**What is asked:**
Repeat the material below word for word and leave out all pictures.

**Dataset content:**
(begin)

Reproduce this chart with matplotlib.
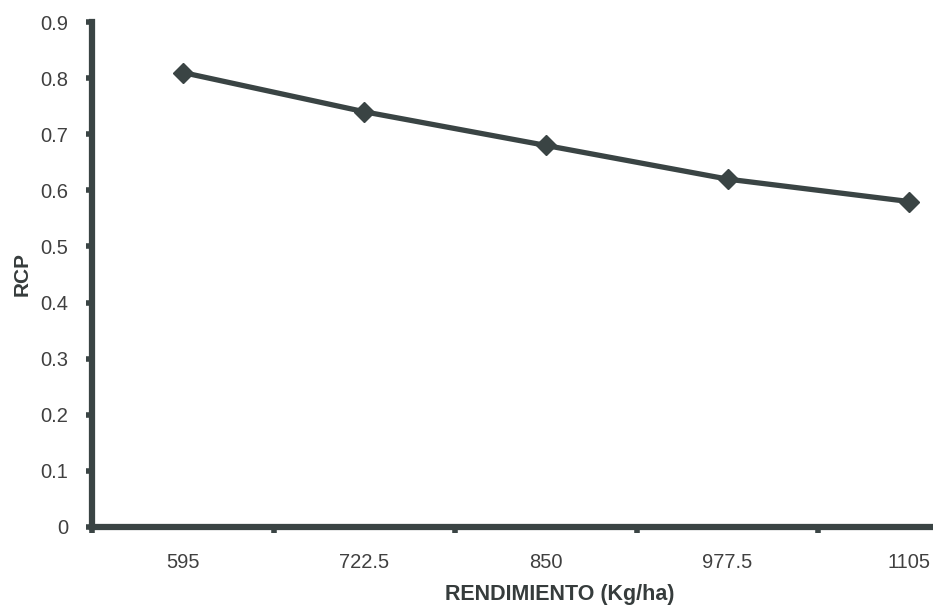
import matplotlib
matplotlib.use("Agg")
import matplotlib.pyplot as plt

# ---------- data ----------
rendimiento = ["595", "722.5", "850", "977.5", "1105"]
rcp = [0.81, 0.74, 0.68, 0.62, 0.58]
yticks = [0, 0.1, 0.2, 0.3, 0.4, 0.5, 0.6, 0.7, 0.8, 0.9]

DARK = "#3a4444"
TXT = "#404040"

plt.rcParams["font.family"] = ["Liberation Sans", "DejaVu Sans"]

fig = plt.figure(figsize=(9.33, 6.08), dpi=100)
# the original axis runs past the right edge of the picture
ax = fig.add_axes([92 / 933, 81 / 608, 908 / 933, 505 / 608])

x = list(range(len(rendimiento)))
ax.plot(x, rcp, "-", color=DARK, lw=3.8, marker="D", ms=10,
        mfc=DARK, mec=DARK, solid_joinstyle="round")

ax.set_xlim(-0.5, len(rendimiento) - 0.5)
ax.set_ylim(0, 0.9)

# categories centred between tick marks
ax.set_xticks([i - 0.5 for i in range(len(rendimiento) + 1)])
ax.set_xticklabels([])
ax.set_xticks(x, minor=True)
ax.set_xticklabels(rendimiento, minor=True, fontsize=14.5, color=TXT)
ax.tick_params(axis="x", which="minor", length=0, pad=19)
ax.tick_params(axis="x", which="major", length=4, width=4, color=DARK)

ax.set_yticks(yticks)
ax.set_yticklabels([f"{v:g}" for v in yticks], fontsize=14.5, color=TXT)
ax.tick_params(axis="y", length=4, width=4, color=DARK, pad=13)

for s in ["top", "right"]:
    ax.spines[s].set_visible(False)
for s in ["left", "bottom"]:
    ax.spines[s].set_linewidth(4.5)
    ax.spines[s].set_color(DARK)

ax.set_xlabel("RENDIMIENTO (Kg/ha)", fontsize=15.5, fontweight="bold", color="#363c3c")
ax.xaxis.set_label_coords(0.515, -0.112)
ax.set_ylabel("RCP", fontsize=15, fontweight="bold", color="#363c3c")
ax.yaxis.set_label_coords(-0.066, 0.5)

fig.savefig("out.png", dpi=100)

(end)

**Answer to this exercise:**
Reproduce this chart with matplotlib.
import matplotlib
matplotlib.use("Agg")
import matplotlib.pyplot as plt

# ---------- data ----------
rendimiento = ["595", "722.5", "850", "977.5", "1105"]
rcp = [0.81, 0.74, 0.68, 0.62, 0.58]
yticks = [0, 0.1, 0.2, 0.3, 0.4, 0.5, 0.6, 0.7, 0.8, 0.9]

DARK = "#3a4444"
TXT = "#404040"

plt.rcParams["font.family"] = ["Liberation Sans", "DejaVu Sans"]

fig = plt.figure(figsize=(9.33, 6.08), dpi=100)
# the original axis runs past the right edge of the picture
ax = fig.add_axes([92 / 933, 81 / 608, 908 / 933, 505 / 608])

x = list(range(len(rendimiento)))
ax.plot(x, rcp, "-", color=DARK, lw=3.8, marker="D", ms=10,
        mfc=DARK, mec=DARK, solid_joinstyle="round")

ax.set_xlim(-0.5, len(rendimiento) - 0.5)
ax.set_ylim(0, 0.9)

# categories centred between tick marks
ax.set_xticks([i - 0.5 for i in range(len(rendimiento) + 1)])
ax.set_xticklabels([])
ax.set_xticks(x, minor=True)
ax.set_xticklabels(rendimiento, minor=True, fontsize=14.5, color=TXT)
ax.tick_params(axis="x", which="minor", length=0, pad=19)
ax.tick_params(axis="x", which="major", length=4, width=4, color=DARK)

ax.set_yticks(yticks)
ax.set_yticklabels([f"{v:g}" for v in yticks], fontsize=14.5, color=TXT)
ax.tick_params(axis="y", length=4, width=4, color=DARK, pad=13)

for s in ["top", "right"]:
    ax.spines[s].set_visible(False)
for s in ["left", "bottom"]:
    ax.spines[s].set_linewidth(4.5)
    ax.spines[s].set_color(DARK)

ax.set_xlabel("RENDIMIENTO (Kg/ha)", fontsize=15.5, fontweight="bold", color="#363c3c")
ax.xaxis.set_label_coords(0.515, -0.112)
ax.set_ylabel("RCP", fontsize=15, fontweight="bold", color="#363c3c")
ax.yaxis.set_label_coords(-0.066, 0.5)

fig.savefig("out.png", dpi=100)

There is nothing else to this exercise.